As an example, try to imagine you are a guest sitting in on a morning 7.30am meeting between traders, along with the Head of Trading and Head of Risk Management at DBS or UOB. Everyone present will be discussing their book positions -- one by one as they systematically go through all the positions they currently has in their own portfolio, and the reasons why they had the positions. Pivot points, future expectations and net exposures on the individual level and trading desk will be presented. Now, try to imagine a trader standing up and explaining to everyone why he had bought $20 million worth of Creative Technology last week, because "both the Relative Strength Index (RSI) and Average Directional Index (ADI) were predicting an upward trend on the daily chart", and that "the two minute Exponential Moving Average (EMA) was crossing the hourly EMA from below", and he intends to close the position later in the week if the stock rises by another 5%. This is known as rogue trading in the professional circle, and this trader would literally be fired on the spot!
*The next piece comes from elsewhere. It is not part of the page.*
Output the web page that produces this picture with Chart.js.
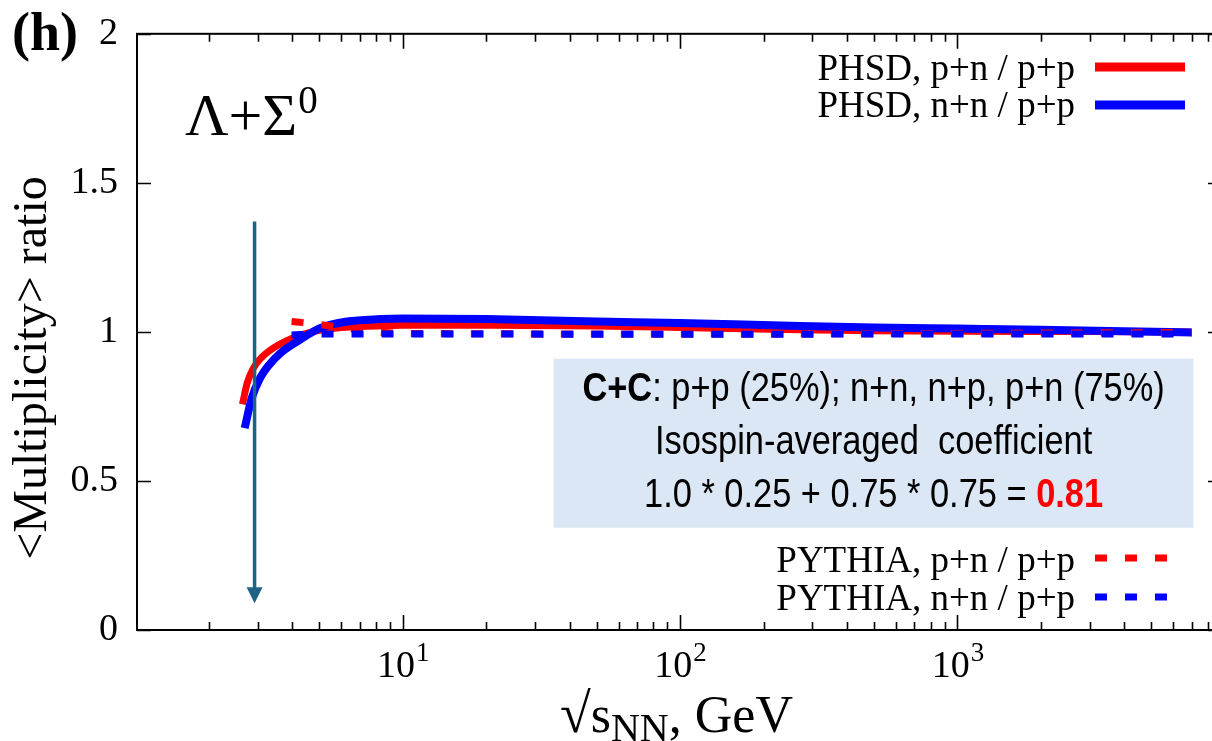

Throughout every market day working in hedge funds, the investors and trading heads would be calling and messaging through the phone, and yelling at the losing traders literally every single hour, probing them the same questions over and over again. Some examples of commonly asked questions were:
* Are you sure of this losing position?
* What if a portion of your analysis was wrong?
* Do you realize how much you have lost so far?
* Is there any thing you could have possibly missed out?
* What are you going to do if the price continues plunging?
The stress level for a trader working professionally in a hedge fund and investing other people money, compared to trading his own fund, is a completely different ball game. Interested people who are considering of entering into the asset management industry should know and take heed of all the above facts, and think carefully if they are ready for such a stressful environment.